The Air France–KLM group has signed a Memorandum of Understanding for 60 A220-300s, with the aircraft to be operated by Air France.
The French flag carrier also announced that it would retire all ten of its A380s from its fleet by 2022.
The single-aisle A220s will gradually replace Air France’s fleet of 51 Airbus A318s and A319s, and it has an additional 30 options and 30 acquisition rights for the aircraft. The first should be delivered in September 2021.
The airline is seeking to improve efficiency on its short- and medium-haul routes.
The A220 was formerly Bombardier’s C Series until Airbus bought a majority stake in the project in 2017. It has two variants, the A220-100 and the A220-300.
Airbus says it generates 20 per cent less CO2 emissions than comparable aircraft in its class, and is twice as quiet. It has a capacity of 149 seats and an operating range of 2,300 nautical miles.
Air France said the aircraft would increase its competitiveness by reducing cost per seat by more than 10 per cent compared to the aircraft it will replace.
The order is worth $5.5 billion, Bloomberg reports.
“The acquisition of these brand new A220-300s aligns perfectly with Air France–KLM’s overall fleet modernisation and harmonisation strategy,” said Benjamin Smith, CEO of Air France-KLM.
“This aircraft demonstrates optimum operational and economic efficiency and enables us to further improve our environment footprint thanks to the A220’s low fuel consumption and reduced emissions.
“It is also perfectly adapted to our domestic and European network and will enable Air France to operate more efficiently on its short and medium-haul routes.”
Smith joined as group CEO in 2018 and has been seeking to increase the airlines’ consistency and simplicity, both in their networks and fleets.
Air France and KLM recently announced an order swap that will see six B787 aircraft on order for Air France being delivered to KLM, and seven A350-900s ordered for KLM transferred to Air France.
Air France has also outlined plans to reduce short-haul capacity by 15 per cent (in terms of available seat kilometres) by the end of 2021.
It posted a loss of €189 million on its domestic network last year and has cumulatively lost over €700 million in the sector since 2013, which it blamed on increased competition from high-speed rail routes and low-cost airlines.
The other big news is that the A380 will leave Air France’s fleet by 2022.
The superjumbo’s days are numbered; Airbus announced this year that it would end production of the A380 in 2021, following the decision of its biggest customer, Emirates, to reduce its outstanding orders.
Air France had previously said it would halve its A380 fleet over the coming years.
As Business Traveller‘s Alex McWhirter wrote at the time, Air France finds the A380 costly to operate compared with its B777-300ERs which carry almost as many passengers.

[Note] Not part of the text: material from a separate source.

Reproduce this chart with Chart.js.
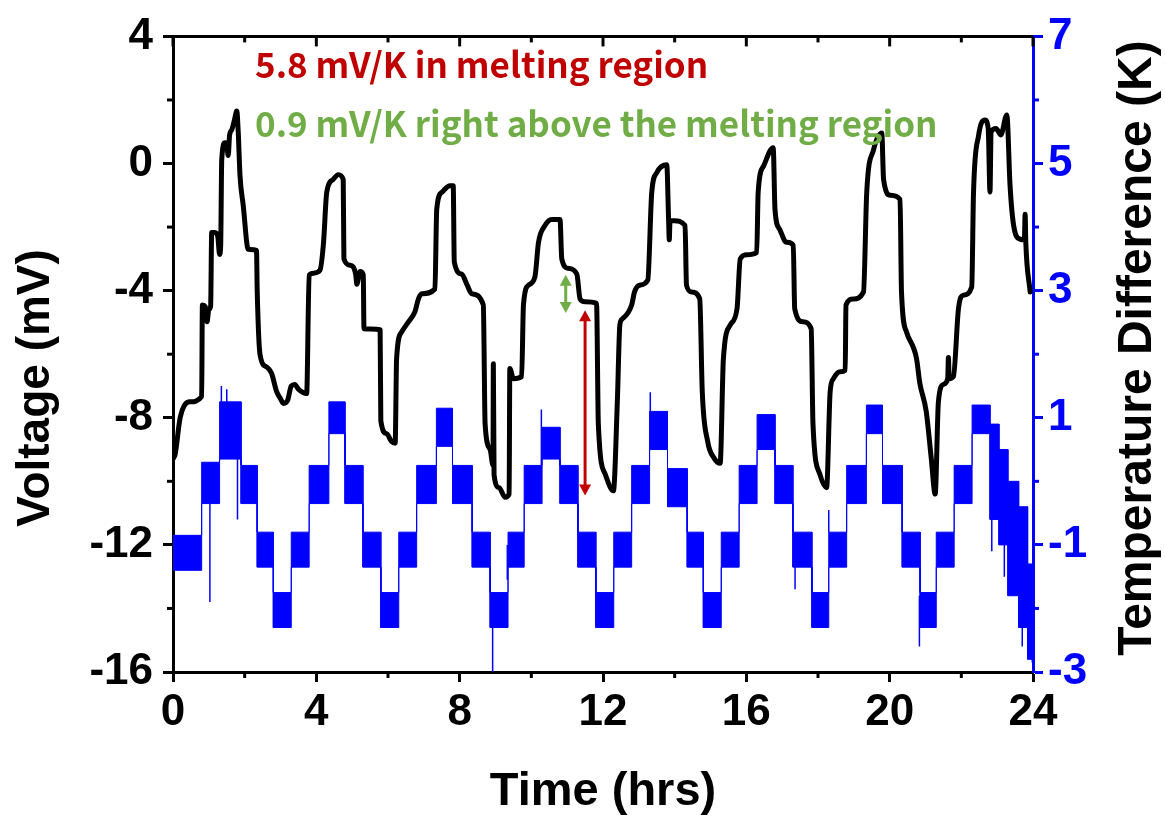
<!DOCTYPE html>
<html>
<head>
<meta charset="utf-8">
<script src="https://cdn.jsdelivr.net/npm/chart.js@4.4.1/dist/chart.umd.min.js"></script>
<style>
  html, body { margin: 0; padding: 0; background: #fff; }
  #wrap { width: 1165px; height: 820px; }
</style>
</head>
<body>
<div id="wrap"><canvas id="myChart" width="1165" height="820"></canvas></div>
<script>
// Voltage trace (black), time in hours, voltage in mV
var voltTime = [0.00, 0.06, 0.20, 0.47, 0.80, 0.82, 0.90, 0.95, 1.00, 1.05, 1.08, 1.17, 1.25, 1.30, 1.33,
    1.36, 1.45, 1.50, 1.54, 1.58, 1.64, 1.72, 1.78, 1.82, 1.87, 1.96, 2.10, 2.33, 2.35, 2.43, 2.61, 2.75,
    2.89, 3.00, 3.08, 3.20, 3.30, 3.40, 3.50, 3.73, 3.80, 3.92, 4.10, 4.20, 4.29, 4.47, 4.61, 4.75, 4.77,
    4.94, 5.10, 5.13, 5.22, 5.31, 5.33, 5.78, 5.80, 5.96, 6.10, 6.20, 6.24, 6.38, 6.57, 6.75, 6.85, 6.94,
    7.31, 7.36, 7.50, 7.73, 7.82, 7.85, 8.06, 8.20, 8.34, 8.66, 8.71, 8.85, 8.93, 8.94, 8.96, 9.10, 9.27,
    9.38, 9.40, 9.50, 9.73, 9.78, 9.92, 10.10, 10.20, 10.38, 10.57, 10.80, 10.85, 11.03, 11.27, 11.36,
    11.50, 11.82, 11.87, 12.06, 12.29, 12.40, 12.47, 12.53, 12.80, 12.88, 13.02, 13.25, 13.36, 13.50,
    13.78, 13.83, 13.85, 13.87, 13.99, 14.29, 14.33, 14.47, 14.70, 14.77, 14.92, 15.10, 15.27, 15.36,
    15.55, 15.74, 15.83, 16.02, 16.29, 16.33, 16.48, 16.75, 16.80, 16.93, 17.12, 17.31, 17.35, 17.58,
    17.81, 17.86, 18.05, 18.24, 18.34, 18.43, 18.62, 18.76, 18.78, 18.99, 19.27, 19.36, 19.55, 19.78,
    19.83, 20.02, 20.29, 20.33, 20.47, 20.75, 20.84, 21.02, 21.16, 21.27, 21.36, 21.50, 21.62, 21.64,
    21.66, 21.78, 21.92, 22.06, 22.29, 22.34, 22.48, 22.66, 22.75, 22.80, 22.83, 22.97, 23.10, 23.27,
    23.36, 23.46, 23.64, 23.76, 23.78, 23.80, 23.92];
var voltValue = [-9.30, -9.15, -8.00, -7.50, -7.33, -4.45, -4.50, -4.98, -4.60, -4.50, -2.17, -2.17, -2.30, -2.86, -2.60,
    0.12, 0.65, 0.60, 0.25, 0.90, 1.06, 1.40, 1.65, 1.00, -0.38, -1.32, -2.70, -2.73, -4.00, -6.02, -6.40, -6.60,
    -7.17, -7.40, -7.55, -7.45, -7.00, -6.95, -7.10, -7.24, -3.51, -3.45, -3.36, -2.50, -0.91, -0.50, -0.35, -0.50, -3.00,
    -3.20, -3.50, -3.80, -3.40, -3.50, -5.20, -5.23, -8.10, -8.50, -8.75, -8.80, -6.14, -5.30, -4.98, -4.67, -4.26, -4.10,
    -3.95, -1.45, -0.91, -0.70, -0.70, -3.10, -3.48, -3.80, -4.10, -4.45, -8.20, -9.00, -9.50, -6.30, -9.80, -10.20, -10.50,
    -10.40, -6.45, -6.77, -6.70, -4.45, -3.83, -3.57, -2.48, -1.95, -1.76, -1.76, -3.00, -3.30, -3.48, -4.26,
    -4.35, -4.40, -8.20, -9.77, -10.30, -7.50, -5.08, -4.90, -4.45, -4.04, -3.83, -3.67, -0.91, -0.29,
    -0.04, -1.76, -2.40, -1.80, -1.80, -1.95, -3.83, -4.04, -4.26, -7.17, -8.74, -9.27, -9.43, -6.14,
    -5.08, -4.57, -3.00, -2.87, -2.80, -0.91, -0.08, 0.50, -1.45, -2.07, -2.48, -2.57, -4.57, -4.98,
    -5.20, -8.20, -9.77, -10.20, -7.17, -6.77, -6.55, -6.50, -4.45, -4.26, -4.04, -0.91, 0.43, 0.96,
    -0.50, -1.00, -1.13, -4.04, -5.30, -6.14, -6.90, -7.80, -9.27, -10.40, -7.50, -6.95, -6.77, -6.10,
    -6.77, -6.70, -4.57, -4.14, -3.89, -0.91, 0.87, 1.37, 1.10, -0.90, 1.00, 1.10, 0.90, 1.53,
    -0.70, -1.95, -2.38, -2.40, -1.60, -2.50, -4.04];

// Temperature difference plateaus (blue band): start/end in hours, upper/lower edge in K
var tempStart = [0.00, 0.80, 1.30, 1.90, 2.35, 2.80, 3.30, 3.80, 4.35, 4.80, 5.30, 5.80, 6.30, 6.80, 7.35, 7.80,
    8.35, 8.85, 9.35, 9.80, 10.30, 10.80, 11.30, 11.80, 12.30, 12.80, 13.30, 13.80, 14.35, 14.80, 15.30, 15.80,
    16.30, 16.80, 17.30, 17.83, 18.30, 18.80, 19.35, 19.80, 20.35, 20.85, 21.30, 21.80, 22.30, 22.80, 23.05,
    23.30, 23.60, 23.85];
var tempEnd = [0.80, 1.30, 1.90, 2.35, 2.80, 3.30, 3.80, 4.35, 4.80, 5.30, 5.80, 6.30, 6.80, 7.35, 7.80, 8.35,
    8.85, 9.35, 9.80, 10.30, 10.80, 11.30, 11.80, 12.30, 12.80, 13.30, 13.80, 14.35, 14.80, 15.30, 15.80, 16.30,
    16.80, 17.30, 17.83, 18.30, 18.80, 19.35, 19.80, 20.35, 20.85, 21.30, 21.80, 22.30, 22.80, 23.05, 23.30,
    23.60, 23.85, 24.00];
var tempHigh = [-0.85, 0.30, 1.25, 0.25, -0.80, -1.75, -0.80, 0.25, 1.25, 0.25, -0.80, -1.75, -0.80, 0.25, 1.15, 0.25,
    -0.80, -1.75, -0.80, 0.25, 0.85, 0.25, -0.80, -1.75, -0.80, 0.25, 1.10, 0.20, -0.80, -1.75, -0.80, 0.25,
    1.05, 0.25, -0.80, -1.75, -0.80, 0.25, 1.20, 0.25, -0.80, -1.75, -0.80, 0.25, 1.20, 0.90, 0.50,
    0.00, -0.40, -1.30];
var tempLow = [-1.40, -0.35, 0.35, -0.35, -1.35, -2.30, -1.35, -0.35, 0.75, -0.35, -1.35, -2.30, -1.35, -0.35, 0.55, -0.35,
    -1.35, -2.30, -1.35, -0.35, 0.35, -0.35, -1.35, -2.30, -1.35, -0.35, 0.50, -0.40, -1.35, -2.30, -1.35, -0.35,
    0.50, -0.35, -1.35, -2.30, -1.35, -0.35, 0.75, -0.35, -1.35, -2.30, -1.35, -0.35, 0.75, -0.60, -1.00,
    -1.80, -2.30, -2.80];

// Isolated spikes in the temperature trace
var spikeTime = [1.03, 1.35, 1.50, 1.80, 8.92, 9.33, 10.28, 13.32, 17.36, 18.30, 20.83, 22.85, 23.20, 23.70, 23.98];
var spikeFrom = [-0.30, 1.00, 1.00, 0.40, -2.00, -1.00, 0.20, 1.00, -1.30, -0.80, -1.80, -0.50, -0.90, -2.00, -2.40];
var spikeTo = [-1.90, 1.50, 1.45, -0.60, -3.00, -1.55, 1.13, 1.40, -1.70, -0.45, -2.60, -1.10, -1.50, -2.60, -2.85];

// Axis ticks
var timeTicks = [0, 4, 8, 12, 16, 20, 24];
var timeMinor = [2, 6, 10, 14, 18, 22];
var voltTicks = [4, 0, -4, -8, -12, -16];
var voltMinor = [2, -2, -6, -10, -14];
var tempTicks = [7, 5, 3, 1, -1, -3];
var tempMinor = [6, 4, 2, 0, -2];

// Annotations
var noteText = ['5.8 mV/K in melting region', '0.9 mV/K right above the melting region'];
var arrowTime = [11.5, 10.96];
var arrowTop = [-4.62, -3.5];
var arrowBottom = [-10.45, -4.7];

var BLUE = '#0000ff';
var RED = '#c00000';
var GREEN = '#70ad47';
var FONT = '"Liberation Sans", Arial, sans-serif';

var voltPts = voltTime.map(function(t, i) { return { x: t, y: voltValue[i] }; });
var upperPts = [], lowerPts = [];
tempStart.forEach(function(t, i) {
    upperPts.push({ x: t, y: tempHigh[i] }, { x: tempEnd[i], y: tempHigh[i] });
    lowerPts.push({ x: t, y: tempLow[i] }, { x: tempEnd[i], y: tempLow[i] });
});
var spikePts = [];
spikeTime.forEach(function(t, i) {
    spikePts.push({ x: t, y: spikeFrom[i] }, { x: t, y: spikeTo[i] }, { x: t, y: null });
});

function tick(ctx, x1, y1, x2, y2) {
    ctx.beginPath(); ctx.moveTo(x1, y1); ctx.lineTo(x2, y2); ctx.stroke();
}

function arrow(ctx, x, y1, y2, color) {
    var h = 11, w = 6;
    ctx.strokeStyle = color; ctx.fillStyle = color; ctx.lineWidth = 3;
    tick(ctx, x, y1 + h - 1, x, y2 - h + 1);
    ctx.beginPath(); ctx.moveTo(x, y1); ctx.lineTo(x - w, y1 + h); ctx.lineTo(x + w, y1 + h); ctx.closePath(); ctx.fill();
    ctx.beginPath(); ctx.moveTo(x, y2); ctx.lineTo(x - w, y2 - h); ctx.lineTo(x + w, y2 - h); ctx.closePath(); ctx.fill();
}

function sideTitle(ctx, text, x, y, size) {
    ctx.save();
    ctx.fillStyle = '#000';
    ctx.font = 'bold ' + size + 'px ' + FONT;
    ctx.textAlign = 'center'; ctx.textBaseline = 'alphabetic';
    ctx.translate(x, y);
    ctx.rotate(-Math.PI / 2);
    ctx.fillText(text, 0, 0);
    ctx.restore();
}

// frame, minor ticks, side titles and notes
var extras = {
    id: 'extras',
    afterDraw: function(chart) {
        var ctx = chart.ctx, a = chart.chartArea;
        var sx = chart.scales.x, sy = chart.scales.y, sy2 = chart.scales.y2;
        ctx.save();
        ctx.lineCap = 'butt';
        ctx.strokeStyle = '#000'; ctx.lineWidth = 3;
        tick(ctx, a.left - 1.5, a.top, a.right, a.top);
        timeTicks.forEach(function(t) { var x = sx.getPixelForValue(t); tick(ctx, x, a.top, x, a.top + 10); });
        timeMinor.forEach(function(t) {
            var x = sx.getPixelForValue(t);
            tick(ctx, x, a.top, x, a.top + 6);
            tick(ctx, x, a.bottom, x, a.bottom + 6);
        });
        voltMinor.forEach(function(v) { var y = sy.getPixelForValue(v); tick(ctx, a.left, y, a.left - 6, y); });
        ctx.strokeStyle = BLUE;
        tempMinor.forEach(function(v) { var y = sy2.getPixelForValue(v); tick(ctx, a.right, y, a.right + 6, y); });
        ctx.restore();

        sideTitle(ctx, 'Voltage (mV)', 49, 388, 46);
        sideTitle(ctx, 'Temperature Difference (K)', 1151, 348, 48);

        ctx.save();
        ctx.font = 'bold 35px "Noto Sans CJK KR", "Noto Sans", sans-serif';
        ctx.textAlign = 'left'; ctx.textBaseline = 'alphabetic';
        ctx.fillStyle = RED;
        ctx.fillText(noteText[0], 255, 78);
        ctx.fillStyle = GREEN;
        ctx.fillText(noteText[1], 255, 137);
        arrow(ctx, sx.getPixelForValue(arrowTime[0]), sy.getPixelForValue(arrowTop[0]), sy.getPixelForValue(arrowBottom[0]), RED);
        arrow(ctx, sx.getPixelForValue(arrowTime[1]), sy.getPixelForValue(arrowTop[1]), sy.getPixelForValue(arrowBottom[1]), GREEN);
        ctx.restore();
    }
};

var ctx = document.getElementById('myChart').getContext('2d');
var myChart = new Chart(ctx, {
    type: 'scatter',
    data: {
        datasets: [{
            label: 'Voltage',
            data: voltPts,
            yAxisID: 'y',
            showLine: true,
            borderColor: '#000',
            borderWidth: 5,
            pointRadius: 0,
            cubicInterpolationMode: 'monotone',
            borderJoinStyle: 'round',
            borderCapStyle: 'round'
        }, {
            label: 'dT upper',
            data: upperPts,
            yAxisID: 'y2',
            showLine: true,
            borderColor: BLUE,
            borderWidth: 1,
            pointRadius: 0,
            fill: false
        }, {
            label: 'dT lower',
            data: lowerPts,
            yAxisID: 'y2',
            showLine: true,
            borderColor: BLUE,
            backgroundColor: BLUE,
            borderWidth: 1,
            pointRadius: 0,
            fill: '-1'
        }, {
            label: 'dT spikes',
            data: spikePts,
            yAxisID: 'y2',
            showLine: true,
            spanGaps: false,
            borderColor: BLUE,
            borderWidth: 1.5,
            pointRadius: 0
        }]
    },
    options: {
        responsive: false,
        animation: false,
        layout: { padding: { top: 33, left: 0, right: 0, bottom: 0 } },
        plugins: {
            legend: { display: false },
            tooltip: { enabled: false }
        },
        scales: {
            x: {
                type: 'linear',
                position: 'bottom',
                min: 0, max: 24,
                afterBuildTicks: function(s) { s.ticks = timeTicks.map(function(v) { return { value: v }; }); },
                afterFit: function(s) { s.height = 148; },
                ticks: { color: '#000', padding: 4, maxRotation: 0, font: { family: FONT, size: 44, weight: 'bold' } },
                grid: { drawOnChartArea: false, tickLength: 10, tickWidth: 3, tickColor: '#000' },
                border: { color: '#000', width: 3 },
                title: { display: true, text: 'Time (hrs)', color: '#000', padding: { top: 0, bottom: 0 },
                    font: { family: FONT, size: 47, weight: 'bold' } }
            },
            y: {
                position: 'left',
                min: -16, max: 4,
                afterBuildTicks: function(s) { s.ticks = voltTicks.map(function(v) { return { value: v }; }); },
                afterFit: function(s) { s.width = 173; },
                ticks: { color: '#000', padding: 10, font: { family: FONT, size: 44, weight: 'bold' } },
                grid: { drawOnChartArea: false, tickLength: 10, tickWidth: 3, tickColor: '#000' },
                border: { color: '#000', width: 3 }
            },
            y2: {
                position: 'right',
                min: -3, max: 7,
                afterBuildTicks: function(s) { s.ticks = tempTicks.map(function(v) { return { value: v }; }); },
                afterFit: function(s) { s.width = 132; },
                ticks: { color: BLUE, padding: 5, font: { family: FONT, size: 44, weight: 'bold' } },
                grid: { drawOnChartArea: false, tickLength: 10, tickWidth: 3, tickColor: BLUE },
                border: { color: BLUE, width: 3 }
            }
        }
    },
    plugins: [extras]
});
</script>
</body>
</html>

Meanwhile the cost of renovating the aircraft, which now has dated seating and amenities, costs €45 million per plane.
The airline said in a statement yesterday:
“The current competitive environment limits the markets in which the A380 can profitably operate.
“With four engines, the A380 consumes 20-25 per cent more fuel per seat than new generation long-haul aircraft, and therefore emits more CO2.
“Increasing aircraft maintenance costs, as well as necessary cabin refurbishments to meet customer expectations reduce the economic attractiveness of Air France’s A380s even further.
“Keeping this aircraft in the fleet would involve significant costs, while the aircraft programme was suspended by Airbus earlier in 2019.
“The Air France KLM Group is studying possible replacement options for these aircraft with new generation aircraft currently on the market.”
Other airlines have similarly found the superjumbo too costly too operate compared with more fuel efficient aircraft such as the A350 and B787.
The huge plane has long turnaround times, and airlines increasingly want smaller aircraft that can mean more round-trips per day, providing more flexibility.
Air France-KLM also today reported that its operating profit rose by 16 per cent year-on-year to €400 million in the three months to June, partly because of staff strikes affecting performance in 2018.
Revenue was up by 6 per cent to €7 billion, while net income fell by about 25 per cent to €80 million as a result of higher taxes.